Several other convoys to the south are stuck now
All crew of the Ever Given are safe, with no reports of injuries, pollution, or even damage to cargo. Investigation on the incident has already ruled out mechanical or engine failure as the cause of the colossal ship's grounding, according to the press release.
The Suez Canal Authority's immediate efforts are to safely re-float (or "un-ground") the colossal vessel, after which the ship will be inspected, according to the BSM press release.
Tanker Trackers — which use satellite and maritime data to monitor passing vessels — said the incident created tailbacks of other nearby ships. "Tankers carrying Saudi, Russian, Omani and U.S. oil are waiting on both ends," said the entity, according to a CNN report.

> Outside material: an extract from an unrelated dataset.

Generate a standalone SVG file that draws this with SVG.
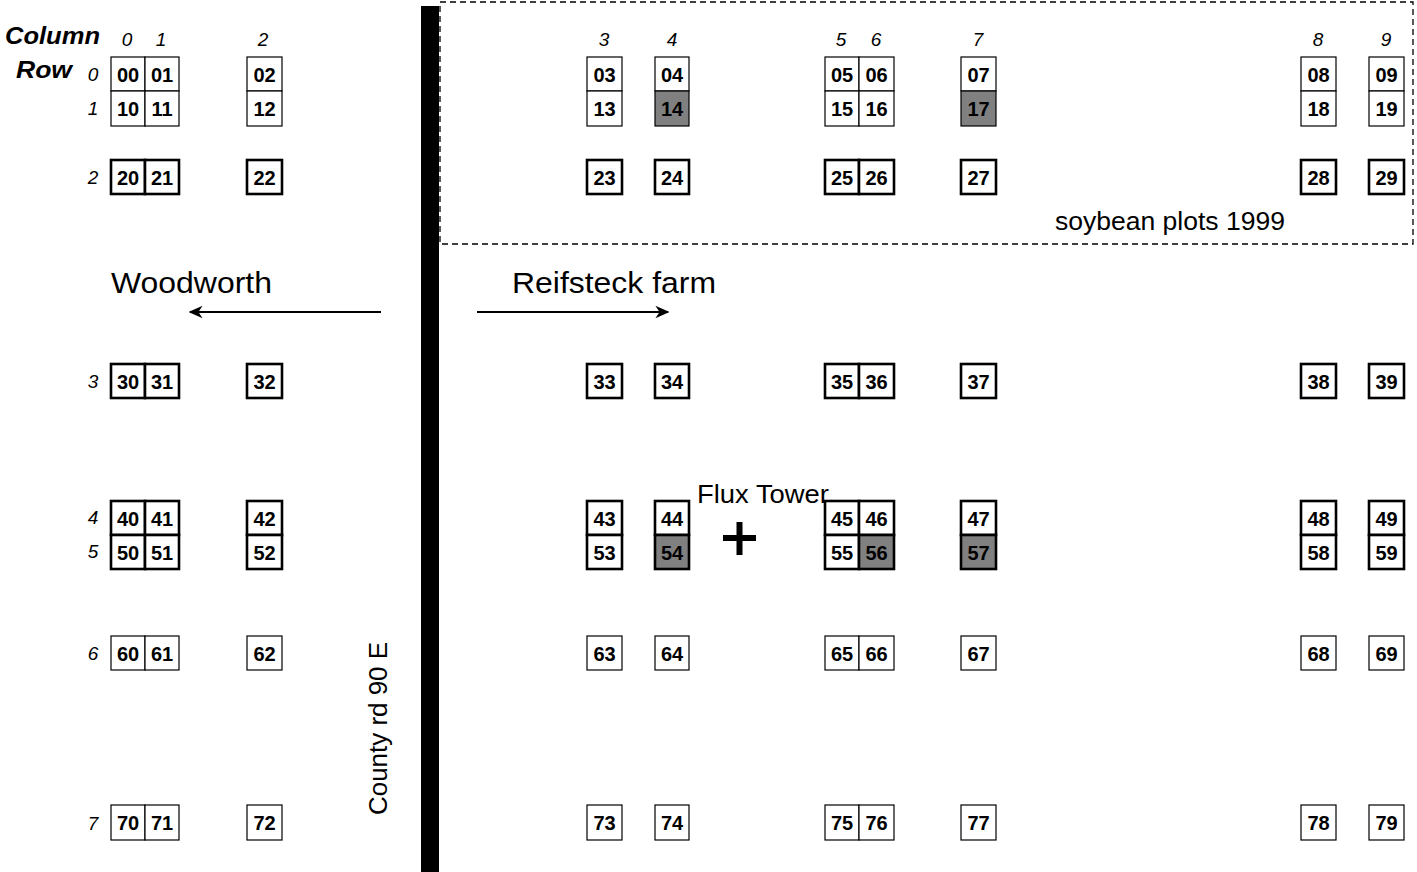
<svg xmlns="http://www.w3.org/2000/svg" width="1417" height="872" viewBox="0 0 1417 872">
<defs>
<style>
text{font-family:"Liberation Sans",Arial,sans-serif;fill:#000}
.c{font-weight:bold;font-size:20px;text-anchor:middle}
.lab{font-style:italic;font-size:19px;text-anchor:middle}
.hd{font-style:italic;font-weight:bold;font-size:24px}
.big{font-size:29px}
.med{font-size:25px}
.k{fill:#fff;stroke:#000;stroke-width:2.6}
.t{fill:#fff;stroke:#000;stroke-width:1.2}
.g{fill:#808080}
.arr{stroke:#000;stroke-width:2;fill:none}
</style>
<marker id="ah2" viewBox="0 0 10 10" refX="9" refY="5" markerWidth="14" markerHeight="14" orient="auto" markerUnits="userSpaceOnUse">
<path d="M0,0.5 L10,5 L0,9.5 L3,5 Z" fill="#000"/>
</marker>
</defs>
<rect width="1417" height="872" fill="#fff"/>

<g id="soybean-area">
<rect x="440" y="2" width="973" height="242" fill="none" stroke="#000" stroke-width="1.3" stroke-dasharray="6,4"/>
<text class="med" x="1055" y="230" textLength="230" lengthAdjust="spacingAndGlyphs">soybean plots 1999</text>
</g>

<g id="road">
<rect x="421" y="6" width="18" height="866" fill="#000"/>
<text transform="translate(387,728.5) rotate(-90)" text-anchor="middle" font-size="26" textLength="173" lengthAdjust="spacingAndGlyphs">County rd 90 E</text>
</g>

<g id="headers">
<text class="hd" x="5" y="44" textLength="95" lengthAdjust="spacingAndGlyphs">Column</text>
<text class="hd" x="16" y="78" textLength="56" lengthAdjust="spacingAndGlyphs">Row</text>
<text class="lab" x="127" y="46">0</text>
<text class="lab" x="161" y="46">1</text>
<text class="lab" x="263" y="46">2</text>
<text class="lab" x="604" y="46">3</text>
<text class="lab" x="672" y="46">4</text>
<text class="lab" x="841" y="46">5</text>
<text class="lab" x="876" y="46">6</text>
<text class="lab" x="978" y="46">7</text>
<text class="lab" x="1318" y="46">8</text>
<text class="lab" x="1386" y="46">9</text>
<text class="lab" x="93" y="81">0</text>
<text class="lab" x="93" y="115">1</text>
<text class="lab" x="93" y="184">2</text>
<text class="lab" x="93" y="388">3</text>
<text class="lab" x="93" y="524">4</text>
<text class="lab" x="93" y="558">5</text>
<text class="lab" x="93" y="660">6</text>
<text class="lab" x="93" y="830">7</text>
</g>

<g id="labels">
<text class="big" x="111" y="293" textLength="161" lengthAdjust="spacingAndGlyphs">Woodworth</text>
<text class="big" x="512" y="293" textLength="204" lengthAdjust="spacingAndGlyphs">Reifsteck farm</text>
<text class="med" x="697" y="503" textLength="132" lengthAdjust="spacingAndGlyphs">Flux Tower</text>
</g>

<g id="flux-tower">
<rect x="723" y="535" width="33" height="6" fill="#000"/>
<rect x="736.5" y="522" width="6" height="33" fill="#000"/>
</g>

<g id="connectors">
<line class="arr" x1="381" y1="312" x2="190" y2="312" marker-end="url(#ah2)"/>
<line class="arr" x1="477" y1="312" x2="668" y2="312" marker-end="url(#ah2)"/>
</g>

<g id="cell-00"><rect class="t" x="111" y="57" width="34" height="34"/><text class="c" x="128" y="82">00</text></g>
<g id="cell-01"><rect class="t" x="145" y="57" width="34" height="34"/><text class="c" x="162" y="82">01</text></g>
<g id="cell-02"><rect class="t" x="247" y="57" width="35" height="34"/><text class="c" x="264.5" y="82">02</text></g>
<g id="cell-03"><rect class="t" x="587" y="57" width="35" height="34"/><text class="c" x="604.5" y="82">03</text></g>
<g id="cell-04"><rect class="t" x="655" y="57" width="34" height="34"/><text class="c" x="672" y="82">04</text></g>
<g id="cell-05"><rect class="t" x="825" y="57" width="34" height="34"/><text class="c" x="842" y="82">05</text></g>
<g id="cell-06"><rect class="t" x="859" y="57" width="35" height="34"/><text class="c" x="876.5" y="82">06</text></g>
<g id="cell-07"><rect class="t" x="961" y="57" width="35" height="34"/><text class="c" x="978.5" y="82">07</text></g>
<g id="cell-08"><rect class="t" x="1301" y="57" width="35" height="34"/><text class="c" x="1318.5" y="82">08</text></g>
<g id="cell-09"><rect class="t" x="1369" y="57" width="35" height="34"/><text class="c" x="1386.5" y="82">09</text></g>

<g id="cell-10"><rect class="t" x="111" y="91" width="34" height="35"/><text class="c" x="128" y="116">10</text></g>
<g id="cell-11"><rect class="t" x="145" y="91" width="34" height="35"/><text class="c" x="162" y="116">11</text></g>
<g id="cell-12"><rect class="t" x="247" y="91" width="35" height="35"/><text class="c" x="264.5" y="116">12</text></g>
<g id="cell-13"><rect class="t" x="587" y="91" width="35" height="35"/><text class="c" x="604.5" y="116">13</text></g>
<g id="cell-14"><rect class="t g" x="655" y="91" width="34" height="35"/><text class="c" x="672" y="116">14</text></g>
<g id="cell-15"><rect class="t" x="825" y="91" width="34" height="35"/><text class="c" x="842" y="116">15</text></g>
<g id="cell-16"><rect class="t" x="859" y="91" width="35" height="35"/><text class="c" x="876.5" y="116">16</text></g>
<g id="cell-17"><rect class="t g" x="961" y="91" width="35" height="35"/><text class="c" x="978.5" y="116">17</text></g>
<g id="cell-18"><rect class="t" x="1301" y="91" width="35" height="35"/><text class="c" x="1318.5" y="116">18</text></g>
<g id="cell-19"><rect class="t" x="1369" y="91" width="35" height="35"/><text class="c" x="1386.5" y="116">19</text></g>

<g id="cell-20"><rect class="k" x="111" y="160" width="34" height="34"/><text class="c" x="128" y="185">20</text></g>
<g id="cell-21"><rect class="k" x="145" y="160" width="34" height="34"/><text class="c" x="162" y="185">21</text></g>
<g id="cell-22"><rect class="k" x="247" y="160" width="35" height="34"/><text class="c" x="264.5" y="185">22</text></g>
<g id="cell-23"><rect class="k" x="587" y="160" width="35" height="34"/><text class="c" x="604.5" y="185">23</text></g>
<g id="cell-24"><rect class="k" x="655" y="160" width="34" height="34"/><text class="c" x="672" y="185">24</text></g>
<g id="cell-25"><rect class="k" x="825" y="160" width="34" height="34"/><text class="c" x="842" y="185">25</text></g>
<g id="cell-26"><rect class="k" x="859" y="160" width="35" height="34"/><text class="c" x="876.5" y="185">26</text></g>
<g id="cell-27"><rect class="k" x="961" y="160" width="35" height="34"/><text class="c" x="978.5" y="185">27</text></g>
<g id="cell-28"><rect class="k" x="1301" y="160" width="35" height="34"/><text class="c" x="1318.5" y="185">28</text></g>
<g id="cell-29"><rect class="k" x="1369" y="160" width="35" height="34"/><text class="c" x="1386.5" y="185">29</text></g>

<g id="cell-30"><rect class="k" x="111" y="364" width="34" height="34"/><text class="c" x="128" y="389">30</text></g>
<g id="cell-31"><rect class="k" x="145" y="364" width="34" height="34"/><text class="c" x="162" y="389">31</text></g>
<g id="cell-32"><rect class="k" x="247" y="364" width="35" height="34"/><text class="c" x="264.5" y="389">32</text></g>
<g id="cell-33"><rect class="k" x="587" y="364" width="35" height="34"/><text class="c" x="604.5" y="389">33</text></g>
<g id="cell-34"><rect class="k" x="655" y="364" width="34" height="34"/><text class="c" x="672" y="389">34</text></g>
<g id="cell-35"><rect class="k" x="825" y="364" width="34" height="34"/><text class="c" x="842" y="389">35</text></g>
<g id="cell-36"><rect class="k" x="859" y="364" width="35" height="34"/><text class="c" x="876.5" y="389">36</text></g>
<g id="cell-37"><rect class="k" x="961" y="364" width="35" height="34"/><text class="c" x="978.5" y="389">37</text></g>
<g id="cell-38"><rect class="k" x="1301" y="364" width="35" height="34"/><text class="c" x="1318.5" y="389">38</text></g>
<g id="cell-39"><rect class="k" x="1369" y="364" width="35" height="34"/><text class="c" x="1386.5" y="389">39</text></g>

<g id="cell-40"><rect class="k" x="111" y="501" width="34" height="34"/><text class="c" x="128" y="526">40</text></g>
<g id="cell-41"><rect class="k" x="145" y="501" width="34" height="34"/><text class="c" x="162" y="526">41</text></g>
<g id="cell-42"><rect class="k" x="247" y="501" width="35" height="34"/><text class="c" x="264.5" y="526">42</text></g>
<g id="cell-43"><rect class="k" x="587" y="501" width="35" height="34"/><text class="c" x="604.5" y="526">43</text></g>
<g id="cell-44"><rect class="k" x="655" y="501" width="34" height="34"/><text class="c" x="672" y="526">44</text></g>
<g id="cell-45"><rect class="k" x="825" y="501" width="34" height="34"/><text class="c" x="842" y="526">45</text></g>
<g id="cell-46"><rect class="k" x="859" y="501" width="35" height="34"/><text class="c" x="876.5" y="526">46</text></g>
<g id="cell-47"><rect class="k" x="961" y="501" width="35" height="34"/><text class="c" x="978.5" y="526">47</text></g>
<g id="cell-48"><rect class="k" x="1301" y="501" width="35" height="34"/><text class="c" x="1318.5" y="526">48</text></g>
<g id="cell-49"><rect class="k" x="1369" y="501" width="35" height="34"/><text class="c" x="1386.5" y="526">49</text></g>

<g id="cell-50"><rect class="k" x="111" y="535" width="34" height="34"/><text class="c" x="128" y="560">50</text></g>
<g id="cell-51"><rect class="k" x="145" y="535" width="34" height="34"/><text class="c" x="162" y="560">51</text></g>
<g id="cell-52"><rect class="k" x="247" y="535" width="35" height="34"/><text class="c" x="264.5" y="560">52</text></g>
<g id="cell-53"><rect class="k" x="587" y="535" width="35" height="34"/><text class="c" x="604.5" y="560">53</text></g>
<g id="cell-54"><rect class="k g" x="655" y="535" width="34" height="34"/><text class="c" x="672" y="560">54</text></g>
<g id="cell-55"><rect class="k" x="825" y="535" width="34" height="34"/><text class="c" x="842" y="560">55</text></g>
<g id="cell-56"><rect class="k g" x="859" y="535" width="35" height="34"/><text class="c" x="876.5" y="560">56</text></g>
<g id="cell-57"><rect class="k g" x="961" y="535" width="35" height="34"/><text class="c" x="978.5" y="560">57</text></g>
<g id="cell-58"><rect class="k" x="1301" y="535" width="35" height="34"/><text class="c" x="1318.5" y="560">58</text></g>
<g id="cell-59"><rect class="k" x="1369" y="535" width="35" height="34"/><text class="c" x="1386.5" y="560">59</text></g>

<g id="cell-60"><rect class="t" x="111" y="636" width="34" height="34"/><text class="c" x="128" y="661">60</text></g>
<g id="cell-61"><rect class="t" x="145" y="636" width="34" height="34"/><text class="c" x="162" y="661">61</text></g>
<g id="cell-62"><rect class="t" x="247" y="636" width="35" height="34"/><text class="c" x="264.5" y="661">62</text></g>
<g id="cell-63"><rect class="t" x="587" y="636" width="35" height="34"/><text class="c" x="604.5" y="661">63</text></g>
<g id="cell-64"><rect class="t" x="655" y="636" width="34" height="34"/><text class="c" x="672" y="661">64</text></g>
<g id="cell-65"><rect class="t" x="825" y="636" width="34" height="34"/><text class="c" x="842" y="661">65</text></g>
<g id="cell-66"><rect class="t" x="859" y="636" width="35" height="34"/><text class="c" x="876.5" y="661">66</text></g>
<g id="cell-67"><rect class="t" x="961" y="636" width="35" height="34"/><text class="c" x="978.5" y="661">67</text></g>
<g id="cell-68"><rect class="t" x="1301" y="636" width="35" height="34"/><text class="c" x="1318.5" y="661">68</text></g>
<g id="cell-69"><rect class="t" x="1369" y="636" width="35" height="34"/><text class="c" x="1386.5" y="661">69</text></g>

<g id="cell-70"><rect class="t" x="111" y="805" width="34" height="35"/><text class="c" x="128" y="830">70</text></g>
<g id="cell-71"><rect class="t" x="145" y="805" width="34" height="35"/><text class="c" x="162" y="830">71</text></g>
<g id="cell-72"><rect class="t" x="247" y="805" width="35" height="35"/><text class="c" x="264.5" y="830">72</text></g>
<g id="cell-73"><rect class="t" x="587" y="805" width="35" height="35"/><text class="c" x="604.5" y="830">73</text></g>
<g id="cell-74"><rect class="t" x="655" y="805" width="34" height="35"/><text class="c" x="672" y="830">74</text></g>
<g id="cell-75"><rect class="t" x="825" y="805" width="34" height="35"/><text class="c" x="842" y="830">75</text></g>
<g id="cell-76"><rect class="t" x="859" y="805" width="35" height="35"/><text class="c" x="876.5" y="830">76</text></g>
<g id="cell-77"><rect class="t" x="961" y="805" width="35" height="35"/><text class="c" x="978.5" y="830">77</text></g>
<g id="cell-78"><rect class="t" x="1301" y="805" width="35" height="35"/><text class="c" x="1318.5" y="830">78</text></g>
<g id="cell-79"><rect class="t" x="1369" y="805" width="35" height="35"/><text class="c" x="1386.5" y="830">79</text></g>
</svg>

The ship was en route north from the Red Sea when it hit a snag at roughly 1:40 AM EDT, suffering a total blackout, according to a Reuters report citing the port agents. Roughly 15 other ships on a northbound heading behind the Ever Given were held at anchorages while the canal is re-opened. Another convoy, farther south, is also blocked.
Wedged ship in Suez Canal could take time to re-float
Roughly 19,000 ships — making an average of 51.5 ships daily and a net tonnage of 1.3 tons of shipping — moved through the canal in 2020, according to the Suez Canal Authority. The artificial canal provides a crucial waterway passage to roughly 12% of global trade volume — constituting a major source of hard currency for Egypt.
"This can have impact on freight very much," said a shipbroker from Singapore to CNN. "If it lasts longer, it can lead to shipment delays both ways." Oil and gas flows worldwide will be affected, but the extent of the shipping hiccup will depend on how long it takes to clear the container ship.
"If it extends to, say, weeks it will of course disrupt all shipping in a major way," said Managing Director Ashok Sharma of Singapore-based shipbroker BRS Baxi, in the CNN report. "But I think there should be sufficient resources available and pretty much in close proximity to deal with the situation quickly, in days rather than weeks."
It's hard to say how long this shipping will remain stalled in the Suez Canal, as the eight tug boats work to re-float the Ever Given and send it on its way. But it's interesting to note how even now, with so many global events determined by extremely online happenings on social media — sometimes a giant wedged ship can act as a cork — or thrown shoe — in the system of global commerce and trade.
This was a breaking story and was regularly updated as new information became available.